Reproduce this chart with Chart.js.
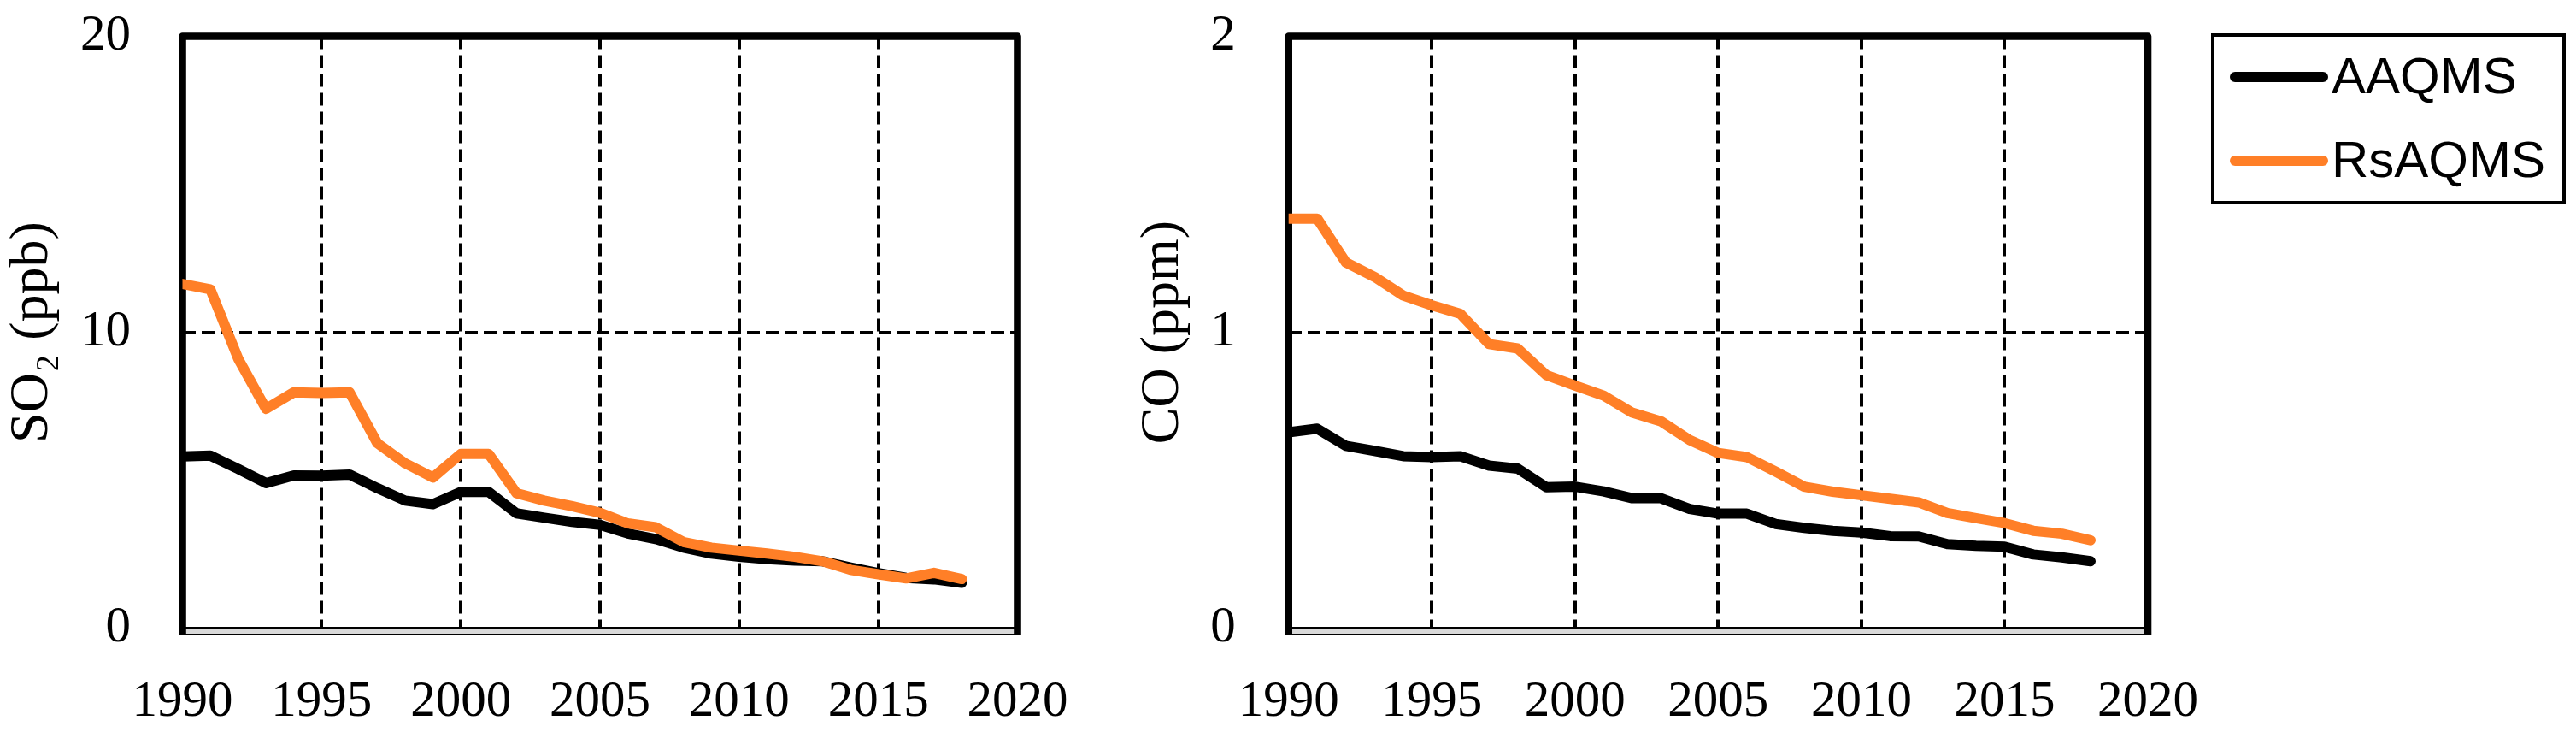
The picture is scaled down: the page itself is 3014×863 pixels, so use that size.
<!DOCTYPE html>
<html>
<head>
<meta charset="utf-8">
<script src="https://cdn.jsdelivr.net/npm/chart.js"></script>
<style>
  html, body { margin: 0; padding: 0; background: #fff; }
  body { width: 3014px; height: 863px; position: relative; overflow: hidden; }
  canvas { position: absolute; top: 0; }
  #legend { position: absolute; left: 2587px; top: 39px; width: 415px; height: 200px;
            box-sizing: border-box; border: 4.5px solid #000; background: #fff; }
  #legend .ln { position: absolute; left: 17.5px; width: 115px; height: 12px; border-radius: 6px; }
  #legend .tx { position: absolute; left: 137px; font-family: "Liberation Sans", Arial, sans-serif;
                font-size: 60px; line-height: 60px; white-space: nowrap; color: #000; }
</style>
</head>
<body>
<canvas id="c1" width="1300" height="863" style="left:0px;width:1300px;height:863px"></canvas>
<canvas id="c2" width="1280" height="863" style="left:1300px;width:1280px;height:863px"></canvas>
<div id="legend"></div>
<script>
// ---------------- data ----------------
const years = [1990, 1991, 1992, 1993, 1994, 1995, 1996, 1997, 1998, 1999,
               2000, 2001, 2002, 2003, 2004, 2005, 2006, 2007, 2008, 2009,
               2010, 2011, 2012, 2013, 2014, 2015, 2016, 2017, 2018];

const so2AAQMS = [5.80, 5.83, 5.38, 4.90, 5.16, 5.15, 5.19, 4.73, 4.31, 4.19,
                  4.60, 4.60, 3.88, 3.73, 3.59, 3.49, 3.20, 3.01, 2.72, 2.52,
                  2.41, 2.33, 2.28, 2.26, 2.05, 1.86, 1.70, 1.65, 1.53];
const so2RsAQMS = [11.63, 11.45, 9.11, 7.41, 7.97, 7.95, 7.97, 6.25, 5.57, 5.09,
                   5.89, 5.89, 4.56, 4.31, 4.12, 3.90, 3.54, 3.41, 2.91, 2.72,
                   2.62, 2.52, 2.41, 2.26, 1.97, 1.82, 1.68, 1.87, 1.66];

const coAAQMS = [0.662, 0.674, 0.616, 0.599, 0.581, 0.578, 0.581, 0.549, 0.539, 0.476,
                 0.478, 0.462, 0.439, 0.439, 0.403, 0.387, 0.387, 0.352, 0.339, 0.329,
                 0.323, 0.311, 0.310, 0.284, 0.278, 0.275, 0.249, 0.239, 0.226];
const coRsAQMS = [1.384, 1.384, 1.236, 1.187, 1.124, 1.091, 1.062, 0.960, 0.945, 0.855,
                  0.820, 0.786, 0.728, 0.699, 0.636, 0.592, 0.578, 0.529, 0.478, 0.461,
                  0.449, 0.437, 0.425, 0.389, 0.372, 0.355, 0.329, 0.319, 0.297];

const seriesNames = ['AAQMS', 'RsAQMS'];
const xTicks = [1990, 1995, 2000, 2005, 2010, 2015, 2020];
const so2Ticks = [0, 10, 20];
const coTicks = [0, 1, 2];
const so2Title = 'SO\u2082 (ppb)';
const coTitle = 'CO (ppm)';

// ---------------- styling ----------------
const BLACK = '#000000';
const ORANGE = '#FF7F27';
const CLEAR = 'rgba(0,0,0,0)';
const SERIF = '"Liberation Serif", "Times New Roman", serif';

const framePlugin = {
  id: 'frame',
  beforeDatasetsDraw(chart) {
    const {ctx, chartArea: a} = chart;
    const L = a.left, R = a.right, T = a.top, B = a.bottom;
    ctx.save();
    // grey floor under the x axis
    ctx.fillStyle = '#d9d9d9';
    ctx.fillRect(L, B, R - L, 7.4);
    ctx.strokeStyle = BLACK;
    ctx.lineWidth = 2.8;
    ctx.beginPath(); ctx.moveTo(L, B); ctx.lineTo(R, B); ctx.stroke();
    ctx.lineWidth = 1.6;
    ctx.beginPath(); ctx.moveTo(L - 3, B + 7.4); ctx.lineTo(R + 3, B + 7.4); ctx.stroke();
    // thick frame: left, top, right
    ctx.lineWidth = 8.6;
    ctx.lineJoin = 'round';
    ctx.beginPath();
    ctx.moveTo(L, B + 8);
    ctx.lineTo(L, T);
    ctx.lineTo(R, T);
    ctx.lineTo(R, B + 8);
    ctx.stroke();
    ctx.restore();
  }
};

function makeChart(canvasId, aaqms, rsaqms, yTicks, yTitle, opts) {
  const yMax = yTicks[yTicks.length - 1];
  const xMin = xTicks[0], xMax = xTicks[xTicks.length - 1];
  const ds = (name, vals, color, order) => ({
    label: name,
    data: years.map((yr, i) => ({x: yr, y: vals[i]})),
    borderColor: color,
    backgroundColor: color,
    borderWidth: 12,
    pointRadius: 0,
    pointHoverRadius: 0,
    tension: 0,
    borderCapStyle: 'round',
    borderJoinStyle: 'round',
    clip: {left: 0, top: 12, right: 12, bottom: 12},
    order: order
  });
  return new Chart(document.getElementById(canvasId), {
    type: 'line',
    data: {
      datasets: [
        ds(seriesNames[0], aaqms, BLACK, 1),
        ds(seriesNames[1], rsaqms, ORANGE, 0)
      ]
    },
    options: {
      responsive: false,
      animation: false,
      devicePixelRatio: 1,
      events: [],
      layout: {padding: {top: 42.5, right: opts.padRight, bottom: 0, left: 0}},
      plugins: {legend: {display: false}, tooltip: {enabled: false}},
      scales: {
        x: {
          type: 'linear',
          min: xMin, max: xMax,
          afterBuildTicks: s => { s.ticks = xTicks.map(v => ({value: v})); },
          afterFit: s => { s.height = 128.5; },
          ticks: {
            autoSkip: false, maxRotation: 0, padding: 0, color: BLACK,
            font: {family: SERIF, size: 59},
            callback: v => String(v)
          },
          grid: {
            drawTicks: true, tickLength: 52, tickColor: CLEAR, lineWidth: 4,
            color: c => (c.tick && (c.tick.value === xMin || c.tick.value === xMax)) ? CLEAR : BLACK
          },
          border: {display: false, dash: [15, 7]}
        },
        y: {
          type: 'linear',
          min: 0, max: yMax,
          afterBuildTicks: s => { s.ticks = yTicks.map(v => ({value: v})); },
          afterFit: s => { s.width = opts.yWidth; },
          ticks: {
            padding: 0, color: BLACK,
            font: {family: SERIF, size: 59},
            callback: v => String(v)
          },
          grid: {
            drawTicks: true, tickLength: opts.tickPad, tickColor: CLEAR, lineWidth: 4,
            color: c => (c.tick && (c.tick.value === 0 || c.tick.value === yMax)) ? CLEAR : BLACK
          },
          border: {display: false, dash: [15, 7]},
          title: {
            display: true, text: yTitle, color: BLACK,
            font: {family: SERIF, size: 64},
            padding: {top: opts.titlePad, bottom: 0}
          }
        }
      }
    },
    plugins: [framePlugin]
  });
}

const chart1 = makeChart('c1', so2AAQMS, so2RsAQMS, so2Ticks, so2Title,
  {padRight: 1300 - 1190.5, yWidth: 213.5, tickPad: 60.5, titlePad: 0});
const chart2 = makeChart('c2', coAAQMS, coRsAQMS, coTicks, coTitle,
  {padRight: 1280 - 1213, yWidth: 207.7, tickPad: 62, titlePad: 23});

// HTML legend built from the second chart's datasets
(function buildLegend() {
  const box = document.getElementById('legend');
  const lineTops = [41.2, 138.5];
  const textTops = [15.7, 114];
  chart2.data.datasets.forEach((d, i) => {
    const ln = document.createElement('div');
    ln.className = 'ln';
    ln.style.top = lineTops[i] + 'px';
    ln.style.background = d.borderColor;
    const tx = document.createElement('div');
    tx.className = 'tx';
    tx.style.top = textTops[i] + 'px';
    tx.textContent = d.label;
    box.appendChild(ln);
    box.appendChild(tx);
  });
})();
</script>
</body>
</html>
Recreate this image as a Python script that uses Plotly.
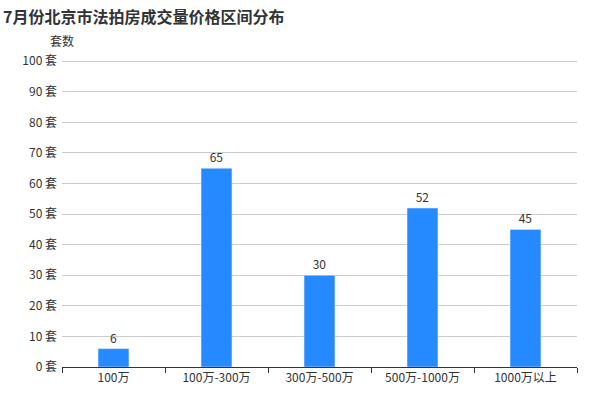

──────────────────────────────

[Exercise] Your task is to return the lines above, from the first one up to and including the line containing "2010, 2011, 2012, 2013, 2014, 2015, 2016, 2017, 2018];", minus any pictures.

[Response below]
Reproduce this chart with Chart.js.
The picture is scaled down: the page itself is 3014×863 pixels, so use that size.
<!DOCTYPE html>
<html>
<head>
<meta charset="utf-8">
<script src="https://cdn.jsdelivr.net/npm/chart.js"></script>
<style>
  html, body { margin: 0; padding: 0; background: #fff; }
  body { width: 3014px; height: 863px; position: relative; overflow: hidden; }
  canvas { position: absolute; top: 0; }
  #legend { position: absolute; left: 2587px; top: 39px; width: 415px; height: 200px;
            box-sizing: border-box; border: 4.5px solid #000; background: #fff; }
  #legend .ln { position: absolute; left: 17.5px; width: 115px; height: 12px; border-radius: 6px; }
  #legend .tx { position: absolute; left: 137px; font-family: "Liberation Sans", Arial, sans-serif;
                font-size: 60px; line-height: 60px; white-space: nowrap; color: #000; }
</style>
</head>
<body>
<canvas id="c1" width="1300" height="863" style="left:0px;width:1300px;height:863px"></canvas>
<canvas id="c2" width="1280" height="863" style="left:1300px;width:1280px;height:863px"></canvas>
<div id="legend"></div>
<script>
// ---------------- data ----------------
const years = [1990, 1991, 1992, 1993, 1994, 1995, 1996, 1997, 1998, 1999,
               2000, 2001, 2002, 2003, 2004, 2005, 2006, 2007, 2008, 2009,
               2010, 2011, 2012, 2013, 2014, 2015, 2016, 2017, 2018];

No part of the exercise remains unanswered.